• _INPUT DATA_:

________________________________________

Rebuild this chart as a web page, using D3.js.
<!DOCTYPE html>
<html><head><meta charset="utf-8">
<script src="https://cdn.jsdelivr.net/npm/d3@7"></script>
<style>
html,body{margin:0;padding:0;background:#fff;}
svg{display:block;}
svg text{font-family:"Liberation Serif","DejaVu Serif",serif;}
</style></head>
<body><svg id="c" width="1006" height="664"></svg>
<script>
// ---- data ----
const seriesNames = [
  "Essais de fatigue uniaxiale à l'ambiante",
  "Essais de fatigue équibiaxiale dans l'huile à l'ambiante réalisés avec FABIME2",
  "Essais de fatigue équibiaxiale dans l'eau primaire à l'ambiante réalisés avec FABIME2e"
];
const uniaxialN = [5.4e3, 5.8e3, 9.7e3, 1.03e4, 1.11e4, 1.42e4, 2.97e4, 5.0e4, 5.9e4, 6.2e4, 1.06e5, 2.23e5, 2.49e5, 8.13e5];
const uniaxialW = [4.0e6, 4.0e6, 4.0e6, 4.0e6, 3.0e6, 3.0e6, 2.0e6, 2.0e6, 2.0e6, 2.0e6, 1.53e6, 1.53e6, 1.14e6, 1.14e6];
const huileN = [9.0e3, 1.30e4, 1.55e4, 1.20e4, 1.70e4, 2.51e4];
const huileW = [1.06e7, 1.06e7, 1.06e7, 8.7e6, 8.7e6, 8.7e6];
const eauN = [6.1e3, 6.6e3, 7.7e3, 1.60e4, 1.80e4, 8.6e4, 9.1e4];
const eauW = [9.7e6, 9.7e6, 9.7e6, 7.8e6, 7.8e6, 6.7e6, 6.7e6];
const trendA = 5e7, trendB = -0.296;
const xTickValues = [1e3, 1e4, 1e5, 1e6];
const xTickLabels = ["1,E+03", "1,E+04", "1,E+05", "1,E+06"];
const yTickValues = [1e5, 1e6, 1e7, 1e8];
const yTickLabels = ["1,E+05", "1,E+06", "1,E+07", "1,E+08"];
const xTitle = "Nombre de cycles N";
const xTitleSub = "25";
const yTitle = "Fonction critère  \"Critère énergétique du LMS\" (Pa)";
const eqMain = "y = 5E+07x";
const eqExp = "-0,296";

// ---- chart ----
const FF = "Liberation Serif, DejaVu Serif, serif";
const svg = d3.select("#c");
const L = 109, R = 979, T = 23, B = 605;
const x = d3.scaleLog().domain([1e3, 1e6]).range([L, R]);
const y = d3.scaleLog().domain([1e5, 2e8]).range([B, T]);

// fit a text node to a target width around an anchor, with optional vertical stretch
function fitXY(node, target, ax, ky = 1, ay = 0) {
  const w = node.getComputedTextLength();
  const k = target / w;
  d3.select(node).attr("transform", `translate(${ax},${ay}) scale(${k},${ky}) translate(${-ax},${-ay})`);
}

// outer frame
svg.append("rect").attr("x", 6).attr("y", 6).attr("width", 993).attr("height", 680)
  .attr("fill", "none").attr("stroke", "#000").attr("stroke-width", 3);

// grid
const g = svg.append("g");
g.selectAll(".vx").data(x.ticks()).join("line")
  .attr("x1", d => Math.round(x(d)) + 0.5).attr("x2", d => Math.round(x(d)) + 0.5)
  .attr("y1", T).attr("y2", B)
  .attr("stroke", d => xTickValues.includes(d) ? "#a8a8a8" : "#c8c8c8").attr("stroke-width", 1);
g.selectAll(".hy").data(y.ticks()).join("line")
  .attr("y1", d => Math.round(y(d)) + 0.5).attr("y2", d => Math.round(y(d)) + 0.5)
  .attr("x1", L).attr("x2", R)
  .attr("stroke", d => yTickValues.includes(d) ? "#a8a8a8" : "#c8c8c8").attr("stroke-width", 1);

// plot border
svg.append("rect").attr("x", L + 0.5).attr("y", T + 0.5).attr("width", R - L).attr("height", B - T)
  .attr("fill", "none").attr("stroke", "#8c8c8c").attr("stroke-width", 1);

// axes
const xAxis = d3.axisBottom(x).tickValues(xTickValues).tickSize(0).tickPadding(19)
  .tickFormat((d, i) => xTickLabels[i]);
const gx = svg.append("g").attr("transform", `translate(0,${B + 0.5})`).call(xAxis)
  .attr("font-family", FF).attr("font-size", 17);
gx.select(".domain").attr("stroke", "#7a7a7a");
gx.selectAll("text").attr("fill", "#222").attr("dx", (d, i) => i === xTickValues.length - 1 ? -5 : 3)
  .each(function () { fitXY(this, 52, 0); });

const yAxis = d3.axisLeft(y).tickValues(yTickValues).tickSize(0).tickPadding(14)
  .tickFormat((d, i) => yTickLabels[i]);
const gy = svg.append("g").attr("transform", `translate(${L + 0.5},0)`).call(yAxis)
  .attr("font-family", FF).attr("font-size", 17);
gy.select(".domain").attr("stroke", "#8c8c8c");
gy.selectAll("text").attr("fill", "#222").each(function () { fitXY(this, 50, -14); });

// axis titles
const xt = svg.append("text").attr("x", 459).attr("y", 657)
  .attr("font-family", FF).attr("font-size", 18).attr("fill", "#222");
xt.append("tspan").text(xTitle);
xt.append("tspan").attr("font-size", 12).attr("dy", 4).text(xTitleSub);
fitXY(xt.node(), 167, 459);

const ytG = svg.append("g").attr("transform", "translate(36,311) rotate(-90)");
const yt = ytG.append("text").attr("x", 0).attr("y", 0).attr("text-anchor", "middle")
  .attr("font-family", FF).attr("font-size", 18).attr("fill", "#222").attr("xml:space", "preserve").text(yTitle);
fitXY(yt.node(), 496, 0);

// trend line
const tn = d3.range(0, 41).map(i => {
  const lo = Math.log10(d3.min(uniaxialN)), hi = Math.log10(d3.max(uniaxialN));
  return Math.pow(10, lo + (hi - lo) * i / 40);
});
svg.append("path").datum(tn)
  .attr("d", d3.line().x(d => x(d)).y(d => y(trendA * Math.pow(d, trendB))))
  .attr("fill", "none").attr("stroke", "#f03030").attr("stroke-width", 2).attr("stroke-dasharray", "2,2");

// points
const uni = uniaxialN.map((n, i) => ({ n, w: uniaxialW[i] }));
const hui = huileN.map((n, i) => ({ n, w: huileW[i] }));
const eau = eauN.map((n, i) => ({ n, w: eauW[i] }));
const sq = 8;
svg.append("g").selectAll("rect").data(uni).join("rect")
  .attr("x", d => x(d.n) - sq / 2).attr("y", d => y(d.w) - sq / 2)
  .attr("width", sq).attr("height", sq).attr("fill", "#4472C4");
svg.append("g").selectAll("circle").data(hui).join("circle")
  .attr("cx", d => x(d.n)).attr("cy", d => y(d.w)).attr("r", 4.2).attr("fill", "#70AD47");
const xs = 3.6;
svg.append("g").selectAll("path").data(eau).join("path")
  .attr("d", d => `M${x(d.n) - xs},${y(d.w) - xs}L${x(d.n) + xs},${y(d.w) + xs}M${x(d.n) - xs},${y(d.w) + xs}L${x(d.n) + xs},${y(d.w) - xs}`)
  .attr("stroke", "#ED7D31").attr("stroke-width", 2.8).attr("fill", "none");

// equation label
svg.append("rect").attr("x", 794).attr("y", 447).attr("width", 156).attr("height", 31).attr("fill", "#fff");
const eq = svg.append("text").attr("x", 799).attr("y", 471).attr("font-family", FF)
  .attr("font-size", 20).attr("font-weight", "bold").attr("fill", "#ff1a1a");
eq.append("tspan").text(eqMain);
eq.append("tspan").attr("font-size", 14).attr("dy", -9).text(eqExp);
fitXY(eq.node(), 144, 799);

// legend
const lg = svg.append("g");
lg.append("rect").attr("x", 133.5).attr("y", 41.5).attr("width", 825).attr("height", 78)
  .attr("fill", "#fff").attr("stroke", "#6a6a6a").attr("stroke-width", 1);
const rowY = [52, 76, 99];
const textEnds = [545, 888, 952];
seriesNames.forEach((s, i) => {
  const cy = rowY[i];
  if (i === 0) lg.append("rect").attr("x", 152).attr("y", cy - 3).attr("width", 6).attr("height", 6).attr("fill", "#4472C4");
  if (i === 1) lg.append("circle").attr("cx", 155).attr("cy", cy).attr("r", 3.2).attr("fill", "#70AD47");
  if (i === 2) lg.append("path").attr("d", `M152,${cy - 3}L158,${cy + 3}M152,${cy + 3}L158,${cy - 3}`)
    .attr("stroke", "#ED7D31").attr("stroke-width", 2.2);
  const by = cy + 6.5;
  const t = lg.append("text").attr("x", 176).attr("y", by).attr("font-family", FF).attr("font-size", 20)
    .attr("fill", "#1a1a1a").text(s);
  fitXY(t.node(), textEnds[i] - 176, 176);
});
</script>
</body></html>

________________________________________

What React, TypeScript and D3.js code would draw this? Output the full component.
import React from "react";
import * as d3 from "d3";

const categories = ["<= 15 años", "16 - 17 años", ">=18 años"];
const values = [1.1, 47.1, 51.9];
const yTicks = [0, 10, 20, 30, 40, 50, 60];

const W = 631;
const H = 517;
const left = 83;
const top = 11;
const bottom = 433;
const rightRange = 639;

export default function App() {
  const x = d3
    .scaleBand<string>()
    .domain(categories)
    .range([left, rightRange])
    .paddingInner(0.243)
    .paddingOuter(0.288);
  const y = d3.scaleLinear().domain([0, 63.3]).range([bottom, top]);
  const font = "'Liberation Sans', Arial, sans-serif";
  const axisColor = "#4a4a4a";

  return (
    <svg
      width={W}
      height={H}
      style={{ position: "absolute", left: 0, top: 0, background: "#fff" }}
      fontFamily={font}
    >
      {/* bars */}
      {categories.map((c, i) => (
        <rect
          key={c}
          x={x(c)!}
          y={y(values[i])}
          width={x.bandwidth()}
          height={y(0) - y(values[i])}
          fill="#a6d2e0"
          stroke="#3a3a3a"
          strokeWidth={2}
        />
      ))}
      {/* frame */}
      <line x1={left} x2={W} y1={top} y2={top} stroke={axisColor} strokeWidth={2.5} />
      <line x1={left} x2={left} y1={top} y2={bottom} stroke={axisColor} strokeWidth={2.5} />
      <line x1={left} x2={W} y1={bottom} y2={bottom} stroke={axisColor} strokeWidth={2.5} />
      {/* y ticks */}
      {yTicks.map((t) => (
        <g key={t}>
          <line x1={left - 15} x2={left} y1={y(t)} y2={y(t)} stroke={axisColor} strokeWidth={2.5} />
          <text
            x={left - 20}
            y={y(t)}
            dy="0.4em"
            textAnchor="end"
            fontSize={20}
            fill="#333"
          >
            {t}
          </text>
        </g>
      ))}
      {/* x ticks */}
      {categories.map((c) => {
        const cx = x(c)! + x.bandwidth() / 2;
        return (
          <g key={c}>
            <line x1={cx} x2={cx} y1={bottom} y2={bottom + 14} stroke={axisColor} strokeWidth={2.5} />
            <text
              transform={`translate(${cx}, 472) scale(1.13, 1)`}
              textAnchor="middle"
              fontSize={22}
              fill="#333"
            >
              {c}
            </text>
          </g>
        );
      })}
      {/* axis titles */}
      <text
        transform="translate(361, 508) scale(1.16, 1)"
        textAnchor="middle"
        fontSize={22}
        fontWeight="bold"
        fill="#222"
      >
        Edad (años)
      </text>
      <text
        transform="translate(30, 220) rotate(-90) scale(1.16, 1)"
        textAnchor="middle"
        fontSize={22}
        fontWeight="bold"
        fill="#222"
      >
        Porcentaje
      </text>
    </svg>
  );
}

________________________________________

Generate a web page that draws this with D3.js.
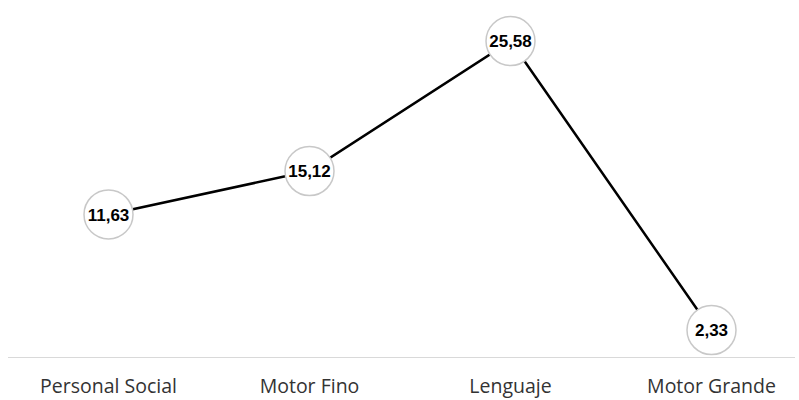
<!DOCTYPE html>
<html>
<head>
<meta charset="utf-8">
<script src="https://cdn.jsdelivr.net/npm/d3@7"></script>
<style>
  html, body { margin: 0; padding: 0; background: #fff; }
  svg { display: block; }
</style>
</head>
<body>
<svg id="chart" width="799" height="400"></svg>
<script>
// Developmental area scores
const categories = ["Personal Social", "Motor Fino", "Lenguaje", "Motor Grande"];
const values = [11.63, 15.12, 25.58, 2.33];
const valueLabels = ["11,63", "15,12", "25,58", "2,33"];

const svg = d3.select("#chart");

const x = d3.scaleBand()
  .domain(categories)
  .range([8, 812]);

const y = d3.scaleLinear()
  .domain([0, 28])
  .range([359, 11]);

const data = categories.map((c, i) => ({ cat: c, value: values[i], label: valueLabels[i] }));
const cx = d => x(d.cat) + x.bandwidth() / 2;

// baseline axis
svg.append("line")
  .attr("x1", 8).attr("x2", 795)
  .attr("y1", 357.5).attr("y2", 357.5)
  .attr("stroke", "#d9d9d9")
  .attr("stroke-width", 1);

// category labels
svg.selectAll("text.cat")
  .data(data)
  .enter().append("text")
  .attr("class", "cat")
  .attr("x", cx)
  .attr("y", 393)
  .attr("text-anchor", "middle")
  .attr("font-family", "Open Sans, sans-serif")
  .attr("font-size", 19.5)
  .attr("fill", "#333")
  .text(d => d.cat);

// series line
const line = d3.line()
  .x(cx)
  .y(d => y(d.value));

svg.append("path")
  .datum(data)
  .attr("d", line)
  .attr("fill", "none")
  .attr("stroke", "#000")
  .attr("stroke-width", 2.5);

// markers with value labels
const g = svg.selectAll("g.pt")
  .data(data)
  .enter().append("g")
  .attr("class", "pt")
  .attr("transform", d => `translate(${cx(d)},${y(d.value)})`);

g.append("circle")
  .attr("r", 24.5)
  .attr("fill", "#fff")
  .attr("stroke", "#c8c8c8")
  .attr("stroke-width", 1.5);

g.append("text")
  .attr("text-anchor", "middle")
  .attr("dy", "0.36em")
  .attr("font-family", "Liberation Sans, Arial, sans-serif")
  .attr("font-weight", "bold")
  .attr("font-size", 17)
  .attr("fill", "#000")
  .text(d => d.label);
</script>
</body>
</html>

________________________________________

Point out every line holding the string "page" and copy it.

• _TASK RESPONSE_:
Rebuild this chart as a web page, using D3.js.
Generate a web page that draws this with D3.js.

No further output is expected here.